The 1941 M4 Vacamatic transmission by Chrysler was, historically, the first semi-automatic transmission which was marketed by a major manufacturer. It was an attempt to compete against rivals' automatic transmissions, though it still had a clutch, primarily to change range. In normal driving, the clutch is not used. The transmission itself was a fully synchronised manual type, with four forward gears, one reverse; where the shifting was done 'automatically' by either vacuum cylinders (early, M4), or hydraulic cylinders (late, M6, Presto-Matic). The main difference was the addition of a fluid coupling between engine and clutch, and the shifting mechanism.

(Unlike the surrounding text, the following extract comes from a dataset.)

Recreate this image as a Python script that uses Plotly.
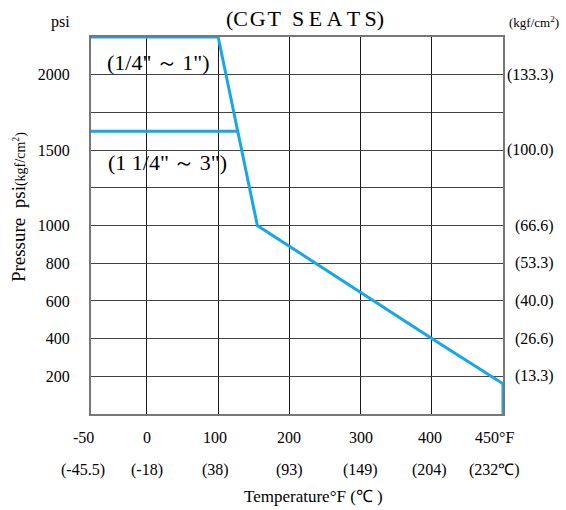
import numpy as np
import plotly.graph_objects as go

# ---- data ----
temp_ticks = [-50, 0, 100, 200, 300, 400, 450]
temp_labels = ["-50", "0", "100", "200", "300", "400", "450°F"]
celsius_labels = ["(-45.5)", "(-18)", "(38)", "(93)", "(149)", "(204)", "(232℃)"]
psi_levels = [0, 200, 400, 600, 800, 1000, 1250, 1500, 1750, 2000, 2250]
psi_ticks = [200, 400, 600, 800, 1000, 1500, 2000]
psi_labels = ["200", "400", "600", "800", "1000", "1500", "2000"]
kgf_labels = ["(13.3)", "(26.6)", "(40.0)", "(53.3)", "(66.6)", "(100.0)", "(133.3)"]

small_temp = [-50, 100, 155, 400, 450, 450]
small_psi = [2250, 2250, 1000, 400, 160, 0]
large_temp = [-50, 128]
large_psi = [1625, 1625]

# ---- chart grid layout (non-uniform printed grid) ----
x_grid_pos = [0, 0.786, 1.786, 2.786, 3.786, 4.786, 5.786]
y_grid_pos = list(range(len(psi_levels)))
# small label nudges (px) to match the printed chart
label_shift = [-8, 0, -3, 0, 0, -2, -9]


def fx(t):
    return np.interp(t, temp_ticks, x_grid_pos)


def fy(p):
    return np.interp(p, psi_levels, y_grid_pos)


FONT = "Liberation Serif, Times New Roman, serif"
BLUE = "#17a7e7"

fig = go.Figure()
fig.add_trace(go.Scatter(x=fx(small_temp), y=fy(small_psi), mode="lines",
                         line=dict(color=BLUE, width=3), cliponaxis=False,
                         hoverinfo="skip", showlegend=False))
fig.add_trace(go.Scatter(x=fx(large_temp), y=fy(large_psi), mode="lines",
                         line=dict(color=BLUE, width=3), cliponaxis=False,
                         hoverinfo="skip", showlegend=False))

ann = []
# fahrenheit row and celsius row
for t, lab, lab2, dx in zip(temp_ticks, temp_labels, celsius_labels, label_shift):
    ann.append(dict(x=fx(t), y=-0.062, xref="x", yref="paper", text=lab, xshift=dx,
                    showarrow=False, font=dict(size=16), xanchor="center", yanchor="middle"))
    ann.append(dict(x=fx(t), y=-0.148, xref="x", yref="paper", text=lab2, xshift=dx,
                    showarrow=False, font=dict(size=16), xanchor="center", yanchor="middle"))
# kgf labels right
for p, lab in zip(psi_ticks, kgf_labels):
    ann.append(dict(x=1.128, y=fy(p), xref="paper", yref="y", text=lab,
                    showarrow=False, font=dict(size=16), xanchor="right", yanchor="middle"))
# headers
ann += [
    dict(x=0.519, y=1.05, xref="paper", yref="paper",
         text="(C\u200aG\u200aT\u2002S\u2009E\u2009A\u2009T\u2009S)",
         showarrow=False, font=dict(size=22), xanchor="center", yanchor="middle"),
    dict(x=-0.045, y=1.04, xref="paper", yref="paper", text="psi",
         showarrow=False, font=dict(size=16), xanchor="right", yanchor="middle"),
    dict(x=1.14, y=1.04, xref="paper", yref="paper", text="(kgf/cm<sup>2</sup>)",
         showarrow=False, font=dict(size=13), xanchor="right", yanchor="middle"),
    dict(x=-0.177, y=0.549, xref="paper", yref="paper",
         text="Pressure  psi<span style='font-size:14px'>(kgf/cm<sup>2</sup>)</span>",
         textangle=-90, showarrow=False, font=dict(size=19), xanchor="center", yanchor="middle"),
    dict(x=0.54, y=-0.219, xref="paper", yref="paper", text="Temperature°F (℃ )",
         showarrow=False, font=dict(size=17), xanchor="center", yanchor="middle"),
    dict(x=0.165, y=0.933, xref="paper", yref="paper", text="(1/4\"\u2009～\u20091\")",
         showarrow=False, font=dict(size=22), xanchor="center", yanchor="middle"),
    dict(x=0.186, y=0.666, xref="paper", yref="paper", text="(1 1/4\"\u2009～\u20093\")",
         showarrow=False, font=dict(size=22), xanchor="center", yanchor="middle"),
]

fig.update_layout(
    width=566, height=510,
    margin=dict(l=91, r=63, t=37, b=96),
    paper_bgcolor="white", plot_bgcolor="white",
    font=dict(family=FONT, size=16, color="black"),
    annotations=ann,
    xaxis=dict(range=[x_grid_pos[0], x_grid_pos[-1]], tickmode="array",
               tickvals=x_grid_pos, showticklabels=False, showgrid=True,
               gridcolor="#1a1a1a", gridwidth=1, zeroline=False,
               showline=True, mirror=True, linecolor="#777777", linewidth=2,
               ticks=""),
    yaxis=dict(range=[y_grid_pos[0], y_grid_pos[-1]], tickmode="array",
               tickvals=list(fy(psi_ticks)), ticktext=psi_labels, showgrid=True,
               gridcolor="#444444", gridwidth=1, zeroline=False,
               minor=dict(tickmode="array", tickvals=y_grid_pos, showgrid=True,
                          gridcolor="#444444", gridwidth=1, ticks=""),
               showline=True, mirror=True, linecolor="#777777", linewidth=2,
               ticks="", ticklabelstandoff=16, tickfont=dict(size=16)),
)

fig.write_html("out.html", config={"displayModeBar": False},
               post_script="document.body.style.margin='0';")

The range selector (looked like a column shift) had three positions: Low, High, and Reverse. Low consisted of what would be first and second gear with an ordinary four-speed; High was third and fourth. Reverse was single ratio. Driving one was/is quite different: Upon starting, one would disengage the clutch, then choose a ratio (High for normal driving), and, whilst stopped with foot on the brake, engage the clutch. Pressing the accelerator would move you forward, in third, with the fluid coupling connecting the engine to the transmission. Upon reaching 15–20 mph (24–32 km/h), the accelerator is lifted, a 'clunk' would ensue (the automatic shift), and you would continue in fourth gear. Low range was quite similar, but much slower speeds. It is possible to start in Low, allow the shift, then move the range selector to High, using the clutch, and continue in High. This allowed somewhat faster acceleration, but was quite clumsy. Kickdown for passing was possible through electrical connections made by flooring the accelerator, though only in one range (i.e.: fourth to third).
Never a performance transmission, it was nevertheless fine behind the six- or eight-cylinder flathead engine but once the V8 Hemi engine was introduced, the shortcomings of such a slow-shifting transmission were magnified greatly. Over the years, though, this transmission has acquired a reputation for absolute reliability.